Key components of a hypothesis

Variable – the element you will change, such as image style, headline tone, or call to action.Direction – the expected effect, either positive or negative.Metric – the performance indicator that will be measured.Magnitude – the minimum lift that would justify the change.

Creating a Variation Library

Once hypotheses are documented, assemble a library of creative assets that can be mixed and matched. Tag each asset with attributes like format, audience segment, and brand guideline compliance. This taxonomy enables rapid assembly of test combos without rebuilding assets from scratch each time.

Designing Tiered Experiments

Not every idea needs a full scale rollout. Organize tests into three tiers.

Tier one – quick sanity checks

Run low budget, short duration experiments on a single platform to validate whether the hypothesized direction appears plausible. Use a simple A/B split where the control receives the existing creative and the variant incorporates the single change.

Tier two – multi‑variant validation

If tier one shows promise, expand the test to include additional variations of the same element. This stage often uses a multivariate approach to isolate the contribution of each attribute while keeping spend efficient.

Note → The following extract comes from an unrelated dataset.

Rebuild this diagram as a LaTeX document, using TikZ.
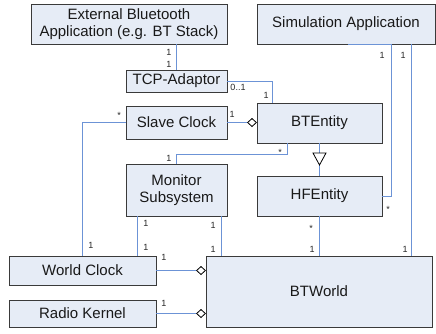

Tier three – cross platform scaling

Successful variants graduate to a broader audience and are deployed across all relevant channels. At this stage, the test becomes a lift study that compares the new creative against the historic performance of the control under identical targeting conditions.

Applying Statistical Rigor

Statistical significance is the backbone of any credible test. Calculate the required sample size before launching by inputting the baseline conversion rate, the minimum detectable lift, and the desired confidence level (commonly 95 percent). Use a reliable calculator or built‑in platform reporting to verify that the test has reached significance before declaring a winner.

Beware of false positives that arise from peeking at results too early. Set a predefined testing window – often three to five days for high traffic campaigns – and stick to it.

Integrating Insights into the Creative Process

When a variant achieves significance, feed the learnings back to the design team. Document the winning attributes in a shared knowledge base so future briefs inherit proven patterns. Conversely, record losing hypotheses with clear explanations to avoid repeating ineffective ideas.

Scaling the Framework Across Teams

For large organizations, consistency is key. Standardize the testing template in a central repository and assign ownership for each stage – hypothesis creation, asset tagging, experiment execution, and result analysis. Use workflow automation tools to trigger notifications when a test moves from one tier to the next, ensuring accountability without manual hand‑offs.

Common Pitfalls and How to Avoid Them

Running too many variables simultaneously can obscure which element drove the lift. Keep each test focused on a single hypothesis unless you have a robust multivariate design. Another frequent error is neglecting audience segmentation; a creative that works for one demographic may underperform for another. Always align the test audience with the target segment described in the hypothesis.

Finally, treat statistical significance as a gate, not a guarantee of long term performance. After a variant wins, monitor its performance over several weeks to confirm that the lift persists as spend scales.